Let's start with the basics. Is Coupa a GSA approved vendor? They weren't as of 8:35 CDT on Wednesday night when I last checked. To have any sustainable chance of serving the Federal government -- or at least to take their money -- you've got to get on the list. So even if Coupa got a contract (or many) serving Federal agencies and departments for free, they'd still need to figure out how to get on the list to eventually start charging them. Next, let's talk about selling software to the Federal government let alone begging them to take it for free. I doubt Coupa knows any of the inner workings here or how firms like Carahsoft serve as golden gate keepers with golden rolodexes. Nope, they're too innocent and too West Coast.
Second, even though we can all agree reducing Federal maverick spending is a noble goal, when it comes to DC, we need to start with the 80/20 rule and look at the big kahuna(s) first -- procurement policy, sourcing strategy and negotiated prices. While an eProcurement platform is certainly a worthwhile investment -- and Booz, CSC and others have gotten paid small fortunes to slam in customized purchasing systems -- it's not what's needed most. No, what the government needs is to do away with the ridiculously complicated legacy rules of procurement. Volume 1 of the FAR is now a 19.5 MB PDF file. That’s right. It takes the government 19.5 MB and 1,969 pages (but who's counting) to simply explain its purchasing policy. And despite the Fed's leverage, they rarely get the best deal because the sellers must publish their pricing (which becomes a great benchmark for large private sector companies from which to negotiate). But don't get me started on this one, because I might not stop.

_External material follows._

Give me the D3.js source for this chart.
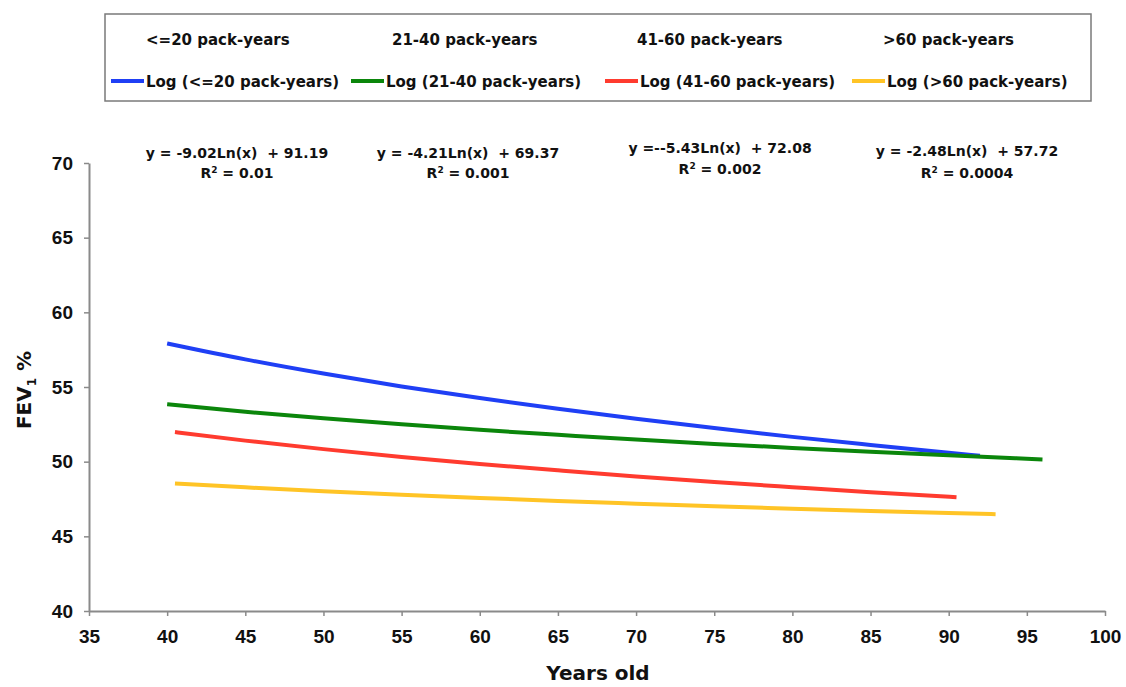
<!DOCTYPE html>
<html>
<head>
<meta charset="utf-8">
<script src="https://cdn.jsdelivr.net/npm/d3@7"></script>
<style>
  body { margin: 0; background: #ffffff; }
  svg { display: block; font-family: "DejaVu Sans", Arial, sans-serif; font-weight: bold; }
</style>
</head>
<body>
<svg id="chart" width="1126" height="687"></svg>
<script>
// Series names and legend labels
const seriesNames = ["<=20 pack-years", "21-40 pack-years", "41-60 pack-years", ">60 pack-years"];
const trendNames = ["Log (<=20 pack-years)", "Log (21-40 pack-years)", "Log (41-60 pack-years)", "Log (>60 pack-years)"];
const seriesColors = ["#1f3ff5", "#0b860b", "#ff3b2f", "#ffc426"];

// Trend line values (age, FEV1 %)
const ages20 = [40, 45, 50, 55, 60, 65, 70, 75, 80, 85, 90, 92];
const fev20 = [57.92, 56.85, 55.90, 55.04, 54.26, 53.54, 52.87, 52.25, 51.66, 51.12, 50.60, 50.40];
const ages40 = [40, 45, 50, 55, 60, 65, 70, 75, 80, 85, 90, 96];
const fev40 = [53.84, 53.34, 52.90, 52.50, 52.13, 51.80, 51.48, 51.19, 50.92, 50.67, 50.43, 50.15];
const ages60 = [40.5, 45, 50, 55, 60, 65, 70, 75, 80, 85, 90.5];
const fev60 = [51.98, 51.41, 50.84, 50.32, 49.85, 49.42, 49.01, 48.64, 48.29, 47.95, 47.62];
const agesOver60 = [40.5, 45, 50, 55, 60, 65, 70, 75, 80, 85, 90, 93];
const fevOver60 = [48.54, 48.28, 48.02, 47.78, 47.57, 47.37, 47.19, 47.01, 46.85, 46.70, 46.56, 46.48];

// Trend line equations shown above the plot
const equations = ["y = -9.02Ln(x)  + 91.19", "y = -4.21Ln(x)  + 69.37", "y =--5.43Ln(x)  + 72.08", "y = -2.48Ln(x)  + 57.72"];
const rSquared = ["0.01", "0.001", "0.002", "0.0004"];

// Axis ticks
const xTicks = [35, 40, 45, 50, 55, 60, 65, 70, 75, 80, 85, 90, 95, 100];
const yTicks = [40, 45, 50, 55, 60, 65, 70];

const series = [
    { ages: ages20, fev: fev20 },
    { ages: ages40, fev: fev40 },
    { ages: ages60, fev: fev60 },
    { ages: agesOver60, fev: fevOver60 }
].map((s, i) => ({
    name: trendNames[i],
    color: seriesColors[i],
    points: s.ages.map((a, j) => ({ age: a, fev: s.fev[j] }))
}));

const svg = d3.select('#chart');

// Plot area
const plot = { left: 89, right: 1105, top: 163, bottom: 611 };

const x = d3.scaleLinear()
    .domain([35, 100])
    .range([plot.left, plot.right]);

const y = d3.scaleLinear()
    .domain([40, 70])
    .range([plot.bottom, plot.top]);

const axisColor = "#8a8a8a";

// X axis
svg.append('g')
    .attr('transform', `translate(0,${plot.bottom})`)
    .call(d3.axisBottom(x).tickValues(xTicks).tickSize(5).tickSizeOuter(0).tickPadding(14));

// Y axis
svg.append('g')
    .attr('transform', `translate(${plot.left},0)`)
    .call(d3.axisLeft(y).tickValues(yTicks).tickSize(5).tickSizeOuter(0).tickPadding(11));

svg.selectAll('.domain')
    .style('stroke', axisColor)
    .style('stroke-width', 2);
svg.selectAll('.tick line')
    .style('stroke', axisColor)
    .style('stroke-width', 1.5);
svg.selectAll('.tick text')
    .style('font-family', '"Liberation Sans", Arial, sans-serif')
    .style('font-weight', 'bold')
    .style('font-size', '19px')
    .style('fill', '#111');

// Trend lines
const line = d3.line()
    .x(d => x(d.age))
    .y(d => y(d.fev))
    .curve(d3.curveMonotoneX);

svg.append('g')
    .selectAll('path')
    .data(series)
    .enter().append('path')
    .attr('fill', 'none')
    .attr('stroke', d => d.color)
    .attr('stroke-width', 4)
    .attr('d', d => line(d.points));

// Equation annotations
const eqPos = [
    { cx: 237, y1: 158, y2: 178 },
    { cx: 468, y1: 158, y2: 178 },
    { cx: 720, y1: 153, y2: 174 },
    { cx: 967, y1: 156, y2: 178 }
];

equations.forEach((eq, i) => {
    svg.append('text')
        .attr('x', eqPos[i].cx)
        .attr('y', eqPos[i].y1)
        .attr('text-anchor', 'middle')
        .style('font-size', '14px')
        .style('fill', '#111')
        .style('white-space', 'pre')
        .text(eq);

    const r = svg.append('text')
        .attr('x', eqPos[i].cx)
        .attr('y', eqPos[i].y2)
        .attr('text-anchor', 'middle')
        .style('font-size', '14px')
        .style('fill', '#111');
    r.append('tspan').text('R');
    r.append('tspan').attr('dy', -5).style('font-size', '9px').text('2');
    r.append('tspan').attr('dy', 5).text(' = ' + rSquared[i]);
});

// Legend box
svg.append('rect')
    .attr('x', 105)
    .attr('y', 14)
    .attr('width', 986)
    .attr('height', 87)
    .attr('fill', '#ffffff')
    .attr('stroke', '#7a7a7a')
    .attr('stroke-width', 1.5);

const row1X = [146, 392, 637, 883];
const row2X = [111, 351, 605, 852];

// Row 1: markerless data series
svg.append('g')
    .selectAll('text')
    .data(seriesNames)
    .enter().append('text')
    .attr('x', (d, i) => row1X[i])
    .attr('y', 45)
    .style('font-size', '15px')
    .style('fill', '#111')
    .text(d => d);

// Row 2: trend lines
const row2 = svg.append('g')
    .selectAll('g')
    .data(series)
    .enter().append('g')
    .attr('transform', (d, i) => `translate(${row2X[i]},81)`);

row2.append('line')
    .attr('x1', 0)
    .attr('x2', 33)
    .attr('stroke', d => d.color)
    .attr('stroke-width', 4);

row2.append('text')
    .attr('x', 35)
    .attr('y', 6)
    .style('font-size', '15px')
    .style('fill', '#111')
    .text(d => d.name);

// Axis titles
const yTitle = svg.append('text')
    .attr('transform', 'translate(31,390) rotate(-90)')
    .attr('text-anchor', 'middle')
    .style('font-size', '20px')
    .style('fill', '#111');
yTitle.append('tspan').text('FEV');
yTitle.append('tspan').attr('dy', 5).style('font-size', '12px').text('1');
yTitle.append('tspan').attr('dy', -5).text(' %');

svg.append('text')
    .attr('x', 598)
    .attr('y', 680)
    .attr('text-anchor', 'middle')
    .style('font-size', '20px')
    .style('fill', '#111')
    .text('Years old');
</script>
</body>
</html>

Let's get real. Federal procurement does not have to be the multi-headed hydra that it's become. Changing the beast is something we could do right here. And I'll try. The central philosophy behind Federal agency and department procurement should be to get the best value -- note "value" could be interpreted in many ways -- for every taxpayer dollar spent. Efficiency and automation must be part of this equation (i.e., Coupa and other eProcurement vendors). But the real problem rests with the utter complexity of how the government defines and pursues supplier recruitment, selection, strategic sourcing and ongoing vendor management (hint: how they define/explain it is not the same way we think about it in the commercial sector). Obama and team should make it their legacy to re-write the FAR and to keep it under 100 pages. It's possible, people. Have HOPE.
At the end of the day, while we should commend Coupa's ambitions, I wish they would have printed out the FAR, killing a few trees in the process, and spent the time to read it before they embarked on such a silly endeavor, wasting their own time (at least on the Federal level). Calling attention to Federal procurement inefficiency from a requisitioning process is like complaining about a drippy faucet in a lavatory on the Titanic. Yes, it needs to be fixed (and maybe Coupa is the one to do it). But the real problem is that the ship is taking on water. And no plumber fixing a frigging faucet in a Walnut-lined stateroom is going to have a solution to that.